- [EXERCISE BRIEF]
Give all of the lines again, with nothing added or dropped.

** start DATA **

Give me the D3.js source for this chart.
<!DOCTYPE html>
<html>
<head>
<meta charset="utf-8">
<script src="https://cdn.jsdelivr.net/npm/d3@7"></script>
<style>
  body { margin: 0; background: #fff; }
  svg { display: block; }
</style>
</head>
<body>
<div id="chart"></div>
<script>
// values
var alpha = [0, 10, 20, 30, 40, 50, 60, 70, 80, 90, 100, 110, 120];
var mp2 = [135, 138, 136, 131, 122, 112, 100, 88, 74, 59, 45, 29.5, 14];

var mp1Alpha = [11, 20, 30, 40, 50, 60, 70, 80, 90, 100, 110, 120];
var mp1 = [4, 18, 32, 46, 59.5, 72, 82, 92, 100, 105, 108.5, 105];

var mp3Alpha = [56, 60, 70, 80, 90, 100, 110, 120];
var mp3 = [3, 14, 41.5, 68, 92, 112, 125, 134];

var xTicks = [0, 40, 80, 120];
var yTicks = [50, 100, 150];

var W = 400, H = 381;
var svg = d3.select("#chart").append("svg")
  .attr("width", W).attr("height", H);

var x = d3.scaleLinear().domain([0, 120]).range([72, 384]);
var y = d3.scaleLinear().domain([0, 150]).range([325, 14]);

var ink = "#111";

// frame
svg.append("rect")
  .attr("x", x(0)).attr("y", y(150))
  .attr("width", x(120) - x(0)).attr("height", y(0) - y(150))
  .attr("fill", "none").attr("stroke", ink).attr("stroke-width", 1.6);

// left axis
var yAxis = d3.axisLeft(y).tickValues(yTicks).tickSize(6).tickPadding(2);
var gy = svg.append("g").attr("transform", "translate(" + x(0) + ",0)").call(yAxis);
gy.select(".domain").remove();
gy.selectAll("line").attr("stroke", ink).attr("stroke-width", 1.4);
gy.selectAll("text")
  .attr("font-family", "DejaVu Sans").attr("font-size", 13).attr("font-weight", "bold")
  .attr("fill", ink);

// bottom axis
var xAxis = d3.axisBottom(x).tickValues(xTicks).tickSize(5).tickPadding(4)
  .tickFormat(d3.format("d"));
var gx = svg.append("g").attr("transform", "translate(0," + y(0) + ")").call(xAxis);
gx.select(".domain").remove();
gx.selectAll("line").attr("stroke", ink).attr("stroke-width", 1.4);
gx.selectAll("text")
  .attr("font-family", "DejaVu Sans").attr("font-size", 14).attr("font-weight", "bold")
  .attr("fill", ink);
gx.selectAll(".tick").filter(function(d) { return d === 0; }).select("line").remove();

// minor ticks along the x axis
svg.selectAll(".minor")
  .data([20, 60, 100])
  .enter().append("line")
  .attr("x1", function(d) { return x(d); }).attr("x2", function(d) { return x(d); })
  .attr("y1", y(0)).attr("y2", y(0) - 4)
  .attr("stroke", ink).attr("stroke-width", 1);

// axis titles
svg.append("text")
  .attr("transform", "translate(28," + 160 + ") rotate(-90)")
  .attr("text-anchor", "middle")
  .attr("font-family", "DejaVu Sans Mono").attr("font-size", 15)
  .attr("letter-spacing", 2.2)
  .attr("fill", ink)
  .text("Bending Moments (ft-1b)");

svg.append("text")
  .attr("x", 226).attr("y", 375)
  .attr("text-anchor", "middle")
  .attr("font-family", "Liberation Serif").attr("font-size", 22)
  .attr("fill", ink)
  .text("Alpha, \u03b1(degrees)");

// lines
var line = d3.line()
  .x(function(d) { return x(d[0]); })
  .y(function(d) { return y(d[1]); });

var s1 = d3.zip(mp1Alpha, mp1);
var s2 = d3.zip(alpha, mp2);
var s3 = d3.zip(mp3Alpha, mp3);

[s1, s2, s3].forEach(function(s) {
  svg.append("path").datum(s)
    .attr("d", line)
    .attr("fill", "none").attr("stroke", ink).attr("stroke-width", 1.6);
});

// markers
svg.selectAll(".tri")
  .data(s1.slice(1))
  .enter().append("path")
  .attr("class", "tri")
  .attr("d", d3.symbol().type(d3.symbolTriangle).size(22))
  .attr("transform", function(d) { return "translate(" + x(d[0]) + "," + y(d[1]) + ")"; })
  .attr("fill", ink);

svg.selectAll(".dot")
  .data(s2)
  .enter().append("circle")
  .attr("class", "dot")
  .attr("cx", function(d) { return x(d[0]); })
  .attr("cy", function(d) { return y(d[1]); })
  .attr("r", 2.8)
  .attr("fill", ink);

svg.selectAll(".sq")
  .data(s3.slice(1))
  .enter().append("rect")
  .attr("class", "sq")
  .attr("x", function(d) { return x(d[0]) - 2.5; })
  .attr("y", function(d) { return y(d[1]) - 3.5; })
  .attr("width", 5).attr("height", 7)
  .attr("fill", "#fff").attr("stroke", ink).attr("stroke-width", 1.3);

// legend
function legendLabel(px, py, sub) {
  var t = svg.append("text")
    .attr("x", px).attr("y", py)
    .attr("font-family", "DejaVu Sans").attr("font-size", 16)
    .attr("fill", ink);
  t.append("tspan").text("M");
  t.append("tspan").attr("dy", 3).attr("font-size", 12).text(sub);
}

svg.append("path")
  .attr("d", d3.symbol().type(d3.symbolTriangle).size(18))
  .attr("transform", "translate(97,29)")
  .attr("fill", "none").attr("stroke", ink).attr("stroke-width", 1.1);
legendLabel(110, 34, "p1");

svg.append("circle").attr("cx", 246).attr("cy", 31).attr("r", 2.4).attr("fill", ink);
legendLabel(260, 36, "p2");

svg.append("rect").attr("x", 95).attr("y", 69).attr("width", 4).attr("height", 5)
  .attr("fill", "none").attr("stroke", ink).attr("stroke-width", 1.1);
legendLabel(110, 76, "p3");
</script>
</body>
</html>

** end DATA **

- [SOLVED PROBLEM]
Give me the D3.js source for this chart.
<!DOCTYPE html>
<html>
<head>
<meta charset="utf-8">
<script src="https://cdn.jsdelivr.net/npm/d3@7"></script>
<style>
  body { margin: 0; background: #fff; }
  svg { display: block; }
</style>
</head>
<body>
<div id="chart"></div>
<script>
// values
var alpha = [0, 10, 20, 30, 40, 50, 60, 70, 80, 90, 100, 110, 120];
var mp2 = [135, 138, 136, 131, 122, 112, 100, 88, 74, 59, 45, 29.5, 14];

var mp1Alpha = [11, 20, 30, 40, 50, 60, 70, 80, 90, 100, 110, 120];
var mp1 = [4, 18, 32, 46, 59.5, 72, 82, 92, 100, 105, 108.5, 105];

var mp3Alpha = [56, 60, 70, 80, 90, 100, 110, 120];
var mp3 = [3, 14, 41.5, 68, 92, 112, 125, 134];

var xTicks = [0, 40, 80, 120];
var yTicks = [50, 100, 150];

var W = 400, H = 381;
var svg = d3.select("#chart").append("svg")
  .attr("width", W).attr("height", H);

var x = d3.scaleLinear().domain([0, 120]).range([72, 384]);
var y = d3.scaleLinear().domain([0, 150]).range([325, 14]);

var ink = "#111";

// frame
svg.append("rect")
  .attr("x", x(0)).attr("y", y(150))
  .attr("width", x(120) - x(0)).attr("height", y(0) - y(150))
  .attr("fill", "none").attr("stroke", ink).attr("stroke-width", 1.6);

// left axis
var yAxis = d3.axisLeft(y).tickValues(yTicks).tickSize(6).tickPadding(2);
var gy = svg.append("g").attr("transform", "translate(" + x(0) + ",0)").call(yAxis);
gy.select(".domain").remove();
gy.selectAll("line").attr("stroke", ink).attr("stroke-width", 1.4);
gy.selectAll("text")
  .attr("font-family", "DejaVu Sans").attr("font-size", 13).attr("font-weight", "bold")
  .attr("fill", ink);

// bottom axis
var xAxis = d3.axisBottom(x).tickValues(xTicks).tickSize(5).tickPadding(4)
  .tickFormat(d3.format("d"));
var gx = svg.append("g").attr("transform", "translate(0," + y(0) + ")").call(xAxis);
gx.select(".domain").remove();
gx.selectAll("line").attr("stroke", ink).attr("stroke-width", 1.4);
gx.selectAll("text")
  .attr("font-family", "DejaVu Sans").attr("font-size", 14).attr("font-weight", "bold")
  .attr("fill", ink);
gx.selectAll(".tick").filter(function(d) { return d === 0; }).select("line").remove();

// minor ticks along the x axis
svg.selectAll(".minor")
  .data([20, 60, 100])
  .enter().append("line")
  .attr("x1", function(d) { return x(d); }).attr("x2", function(d) { return x(d); })
  .attr("y1", y(0)).attr("y2", y(0) - 4)
  .attr("stroke", ink).attr("stroke-width", 1);

// axis titles
svg.append("text")
  .attr("transform", "translate(28," + 160 + ") rotate(-90)")
  .attr("text-anchor", "middle")
  .attr("font-family", "DejaVu Sans Mono").attr("font-size", 15)
  .attr("letter-spacing", 2.2)
  .attr("fill", ink)
  .text("Bending Moments (ft-1b)");

svg.append("text")
  .attr("x", 226).attr("y", 375)
  .attr("text-anchor", "middle")
  .attr("font-family", "Liberation Serif").attr("font-size", 22)
  .attr("fill", ink)
  .text("Alpha, \u03b1(degrees)");

// lines
var line = d3.line()
  .x(function(d) { return x(d[0]); })
  .y(function(d) { return y(d[1]); });

var s1 = d3.zip(mp1Alpha, mp1);
var s2 = d3.zip(alpha, mp2);
var s3 = d3.zip(mp3Alpha, mp3);

[s1, s2, s3].forEach(function(s) {
  svg.append("path").datum(s)
    .attr("d", line)
    .attr("fill", "none").attr("stroke", ink).attr("stroke-width", 1.6);
});

// markers
svg.selectAll(".tri")
  .data(s1.slice(1))
  .enter().append("path")
  .attr("class", "tri")
  .attr("d", d3.symbol().type(d3.symbolTriangle).size(22))
  .attr("transform", function(d) { return "translate(" + x(d[0]) + "," + y(d[1]) + ")"; })
  .attr("fill", ink);

svg.selectAll(".dot")
  .data(s2)
  .enter().append("circle")
  .attr("class", "dot")
  .attr("cx", function(d) { return x(d[0]); })
  .attr("cy", function(d) { return y(d[1]); })
  .attr("r", 2.8)
  .attr("fill", ink);

svg.selectAll(".sq")
  .data(s3.slice(1))
  .enter().append("rect")
  .attr("class", "sq")
  .attr("x", function(d) { return x(d[0]) - 2.5; })
  .attr("y", function(d) { return y(d[1]) - 3.5; })
  .attr("width", 5).attr("height", 7)
  .attr("fill", "#fff").attr("stroke", ink).attr("stroke-width", 1.3);

// legend
function legendLabel(px, py, sub) {
  var t = svg.append("text")
    .attr("x", px).attr("y", py)
    .attr("font-family", "DejaVu Sans").attr("font-size", 16)
    .attr("fill", ink);
  t.append("tspan").text("M");
  t.append("tspan").attr("dy", 3).attr("font-size", 12).text(sub);
}

svg.append("path")
  .attr("d", d3.symbol().type(d3.symbolTriangle).size(18))
  .attr("transform", "translate(97,29)")
  .attr("fill", "none").attr("stroke", ink).attr("stroke-width", 1.1);
legendLabel(110, 34, "p1");

svg.append("circle").attr("cx", 246).attr("cy", 31).attr("r", 2.4).attr("fill", ink);
legendLabel(260, 36, "p2");

svg.append("rect").attr("x", 95).attr("y", 69).attr("width", 4).attr("height", 5)
  .attr("fill", "none").attr("stroke", ink).attr("stroke-width", 1.1);
legendLabel(110, 76, "p3");
</script>
</body>
</html>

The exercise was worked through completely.